When working on a data science project, it is very helpful to have control over your computational environment, e.g. the version of python you are using and the versions of the packages. The following methods are worth keeping in mind.

Google Colab

Probably the simplest way to run the notebooks in for these tutorials is Google’s Colab. This is a browser based notebook environment which only requires a browser to be installed on your machine and a Google account. Once you open this page, click the GitHub tab and paste in the URL of this repository: https://github.com/aezarebski/aas-extended-examples. This should then give you a list of the detected notebooks to select from as shown in the figure below.

./.resources/colab-screenshot-2022-10-12.png

Anaconda

Anaconda is a distribution of Python intended for data science. The standard individual version entails a wide variety of packages and applications including Jupyter Lab, and all of the packages used in this course. Therefore, an easy way to get set up for this course is simply to install Python through Anaconda.

The second key feature of Anaconda is the conda package manager. You may have run across pip package management in the past, where you install new packages using pip install packageName. Conda enhances this behaviour by ensuring consistency between newly installed and existing packages, and is run using conda install packageName. When possible, this approach is preferred to pip because you do not have the risk of breaking something you’ve already installed. However, conda does not have the same coverage as pip, and is sometimes less up to date. Conda can also be substantially slower if you have a large number of packages in your environment. If conda has issues, you can always fall back to pip, keeping in mind the risks.

Virtual environment

Setting up and using the virtual environment

If you are comfortable with the command line and already have python installed, you can use the built-in virtual environment module to set this up. Setting up a virtual environment is simple. Just follow the steps below in your terminal. We made a requirements.txt file which lets you install all of the necessary packages in one command as shown below.

# create and activate the virtual environment
python3 -m venv venv
source venv/bin/activate
# upgrade to the latest version of pip
pip install -U pip
# install required packages
pip install -r requirements.txt

Once you have a virtual environment working with jupyterlab installed, starting Jupyter Lab is as simple as

jupyter lab

and pointing your browser to the address printed out. When you are finished working with this virtual environment, deactive by running deactivate in your terminal.

Building your own the virtual environment

If you want to understand how we build this requirements.txt file, see the following instructions. You don’t need to use this unless you want to tweak the set up for your own projects.

# create and activate the virtual environment
python3 -m venv venv
source venv/bin/activate
# upgrade to the latest version of pip
pip install -U pip
# install required packages
pip install jupyterlab
pip install numpy
pip install scipy
pip install matplotlib
pip install pandas
pip install statsmodels

Making the requirements.txt file is easy, from a session with your environment activated run the command pip freeze > requirements.txt. The pip freeze command prints the packages in the current environment, and > requirements.txt pipes that text into a file of that name.

Nix shell

If you do not have Jupyter Lab set up on your machine this following option offers a simple way to set it up, provided you are happy to install Nix. The shell.nix file describes a package for running the notebooks in this repository. To activate the notebook server run the following command.

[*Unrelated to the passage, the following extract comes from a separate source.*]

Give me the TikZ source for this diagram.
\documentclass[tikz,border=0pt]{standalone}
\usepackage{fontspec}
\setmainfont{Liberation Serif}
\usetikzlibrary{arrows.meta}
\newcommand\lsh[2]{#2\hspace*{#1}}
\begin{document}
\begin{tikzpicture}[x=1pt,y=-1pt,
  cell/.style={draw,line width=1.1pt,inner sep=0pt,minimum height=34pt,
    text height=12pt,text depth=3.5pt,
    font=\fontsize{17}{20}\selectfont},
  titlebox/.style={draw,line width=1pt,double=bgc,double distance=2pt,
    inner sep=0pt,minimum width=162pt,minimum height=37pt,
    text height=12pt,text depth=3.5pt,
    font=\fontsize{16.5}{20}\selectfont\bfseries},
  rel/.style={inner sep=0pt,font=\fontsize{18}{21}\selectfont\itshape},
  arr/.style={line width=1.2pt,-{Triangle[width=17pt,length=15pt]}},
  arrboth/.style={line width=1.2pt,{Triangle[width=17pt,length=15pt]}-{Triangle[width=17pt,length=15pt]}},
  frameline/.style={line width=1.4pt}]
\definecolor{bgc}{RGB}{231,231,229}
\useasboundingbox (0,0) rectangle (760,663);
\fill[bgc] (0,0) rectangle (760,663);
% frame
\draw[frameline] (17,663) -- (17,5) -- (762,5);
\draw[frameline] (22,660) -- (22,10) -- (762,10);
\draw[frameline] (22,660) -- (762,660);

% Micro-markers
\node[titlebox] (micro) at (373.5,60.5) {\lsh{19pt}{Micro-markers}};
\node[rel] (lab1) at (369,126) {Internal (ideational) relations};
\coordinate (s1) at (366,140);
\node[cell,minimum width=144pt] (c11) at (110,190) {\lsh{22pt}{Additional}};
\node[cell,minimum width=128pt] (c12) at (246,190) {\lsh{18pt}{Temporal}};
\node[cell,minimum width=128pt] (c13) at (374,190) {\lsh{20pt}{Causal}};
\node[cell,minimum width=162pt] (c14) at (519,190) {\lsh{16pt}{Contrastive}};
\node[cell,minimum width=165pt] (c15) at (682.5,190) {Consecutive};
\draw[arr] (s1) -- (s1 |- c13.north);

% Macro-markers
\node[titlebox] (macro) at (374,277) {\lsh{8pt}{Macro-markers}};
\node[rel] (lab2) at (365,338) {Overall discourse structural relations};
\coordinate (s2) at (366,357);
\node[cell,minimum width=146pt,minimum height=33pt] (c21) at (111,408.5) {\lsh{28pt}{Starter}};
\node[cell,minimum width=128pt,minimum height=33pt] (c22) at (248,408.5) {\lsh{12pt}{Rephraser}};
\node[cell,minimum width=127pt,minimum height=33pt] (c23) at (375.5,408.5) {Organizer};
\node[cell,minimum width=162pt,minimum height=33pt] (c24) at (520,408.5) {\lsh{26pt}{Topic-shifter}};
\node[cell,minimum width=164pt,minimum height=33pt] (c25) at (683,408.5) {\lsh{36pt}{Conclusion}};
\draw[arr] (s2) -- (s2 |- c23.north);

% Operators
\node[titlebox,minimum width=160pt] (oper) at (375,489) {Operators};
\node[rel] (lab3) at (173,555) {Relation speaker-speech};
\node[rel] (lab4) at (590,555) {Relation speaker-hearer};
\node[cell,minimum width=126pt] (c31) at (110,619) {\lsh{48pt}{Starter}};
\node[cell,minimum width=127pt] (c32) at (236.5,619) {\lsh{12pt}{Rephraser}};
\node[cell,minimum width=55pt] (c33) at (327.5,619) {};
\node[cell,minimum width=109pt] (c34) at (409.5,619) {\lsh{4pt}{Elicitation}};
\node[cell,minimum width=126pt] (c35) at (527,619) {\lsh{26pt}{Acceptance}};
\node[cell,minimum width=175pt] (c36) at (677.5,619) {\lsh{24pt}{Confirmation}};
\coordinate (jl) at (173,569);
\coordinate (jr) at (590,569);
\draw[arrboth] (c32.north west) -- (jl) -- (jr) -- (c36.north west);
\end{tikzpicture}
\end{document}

nix-shell --command "jupyter lab"

The shell.nix file is based on the instructions provided by jupyterWith repository from Tweag.

The repository

If you have cloned this repository and are working through the notebooks as part of the Applied Analytical Statistics course, it might be useful to download GitHub Desktop to assist in keeping your notebooks up to date with the versions online.

Colophon

Jupytext is an extension that allows you to pair a jupyter notebook and a plain text version of it. If you have this set up as described in the installation guide and the notebooks are paired properly, then you can work on either version and jupyterlab will keep them in sync in a nice way. This supports both python code and basic latex, (presumably via MathJax), so should be sufficient for most writing.

Why should you care about this? Because having a sensible plaintext version of these notebooks will make editing and version control much easier, and opens the possibility for automating the creation of “questions” notesbooks from the “answers” notebooks. Plus we get all the nice benefits of things like spell checking!

Note: It does not appear that the vanilla pandoc method generates sensible Ipython notebooks.

There is a script ./resources/check-questions-text.py that looks at the lines in a file (the plain text question files) and reports if there are any lines that might correspond to answers having snuck in. We should probably run this prior to committing code each time to make sure the notebooks are in decent shape. In the future, this could also be a way to do other automated checks on the notebooks.